The basic thesis of the book is that Christians are in need of the almost forgotten virtue of courage, and that if we choose selfishness and the cowardice which flows from it, we are really rejecting God. Walsh does his best to bring out what refusing the Lord and His call means in today’s world. His conclusion that to abandon courage is to abandon God, is a stark and sobering one. Because he studies the contemporary world, this moderate volume also serves as an introduction to the culture, what is wrong with it, and why Christianity can right it.
There are twelve chapters. The first is quite humorous, but almost bitter, too: he imagines a heathen horde arriving in America with the purpose of killing Christians. But the assassins are disappointed, for Christians are not be very much in evidence, not in the lives of self-styled Christians, and certainly not in the standard modern “Christian” church or meeting. He writes that the heathens, dismayed at the absence of Christian content would conclude: “If this is Christianity, it’s far too weak, self-centred, and effeminate to make killing its adherents worth it.” (5) They would return to their homeland, having wasted their time: “they had travelled all that way to persecute a corpse.” (11) It’s something of an overstatement, but a fair way of making the point.
Chapter Two makes the argument that we are hurling along “the broad road that leads to destruction.” (14) He reminds us of the busload of Egyptian Christians, men and women, young and old, who were captured by Islamist militants, and offered a choice: convert or die. They all chose death. We could hardly affirm that we would do the same when “the average American Christian has never given up one single thing for Christ.” (18)
I have long thought that the rigid dichotomy Luther drew between faith and works was false, and often wondered why more people did not think so. Lo, and behold! Walsh makes just this point in “Just Believe,” the third chapter. These pages (34-36) are excellent. Walsh also concisely differentiates “faith” from “belief” in that “Faith is a complete investment and surrender of the self to God”, while belief is only acknowledging that something is probable (28). We are called not merely to believe but to have faith. (29) There are only two ways of travel – towards or away from God (30), an ancient Christian teaching found as early as the first century in the Didache.) This means that we have to strive towards Christ, to follow, to make our hard way over long and tiring roads. (31)
Our following of Christ requires obedience, and “The de-emphasis of obedience is a terrible thing because it is a de-emphasis of the life of Christ.” (37) With obedience must go love, for it is through the love of God “I develop the substance that will fit me for heaven By choosing to accept His love, my very nature changes and I become not the sort of person who deserves to enter Heaven … but the sort of person who can enter it.” (41) This leads to the profound consideration that it is because God wants our love and not merely our belief that he does not overwhelm us with evidence of His existence; for love must be a question of choice (41). The Lord’s ministry taught us what it is to love, and of what it consists; then He exemplified love by carrying His cross (42).

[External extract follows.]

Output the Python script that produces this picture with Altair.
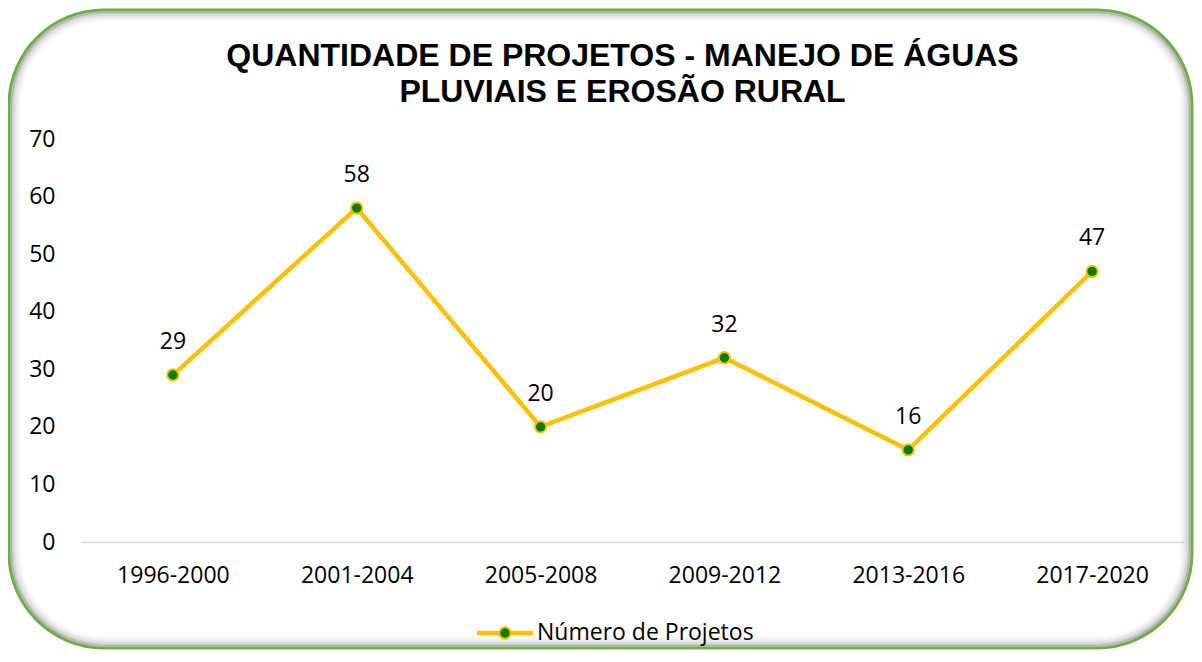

Walsh’s third chapter, “My Buddy Jesus,” reminds me of Stephen Prothero’s American Jesus. He takes issue with the way that people wilfully overlook how often Scripture speaks of us as children, servants and slaves, and concentrate on the term “friends,” used once; and even then, “friendship” it is turned into being a “peer.” As Walsh says, “… our friendship with Christ is nothing at all like our earthly friendships.” (44) The Lord came to purge us of our sins, not to approve of them. (45) This distortion plays into the apparent transformation of our churches into “some sort of social club.” (46) The result is that: “Reverence and sacredness have been drained out of church, starting with the buildings themselves.” (46) In what may be one of the most telling observations in the entire volume, he states: “Church has become an extension of secular culture rather than an antidote to it.” (47, my underlining) He is entirely right to contrast, the overt and abject piety of Muslims with the casualness of Christians, not to the favour of the latter (50). I share his dislike of the phrase, a “personal relationship with Jesus” (52-53). It can only mislead: our relationship with the Lord cannot be personal like others. It is unique, and it is dangerous to assimilate it to other “personal” relationships. Finally, in this wonderful chapter, he declares: “The consequence of living in a secular age is that secularism is the default setting” (54).
“The Gospel of Positivity” is dealt with in chapter 5. The key points for me here were that: “God will always give grace and strength to those who ask for it, and even to those who don’t ask for it” (71); and – most of all – evangelists of the “Prosperity Gospel” conclude that “Jesus died not to free (us) from sin but to free (us) to sin” (76). Finally, joy is found through suffering, not by the vain tactic of denying or avoiding it (77-78).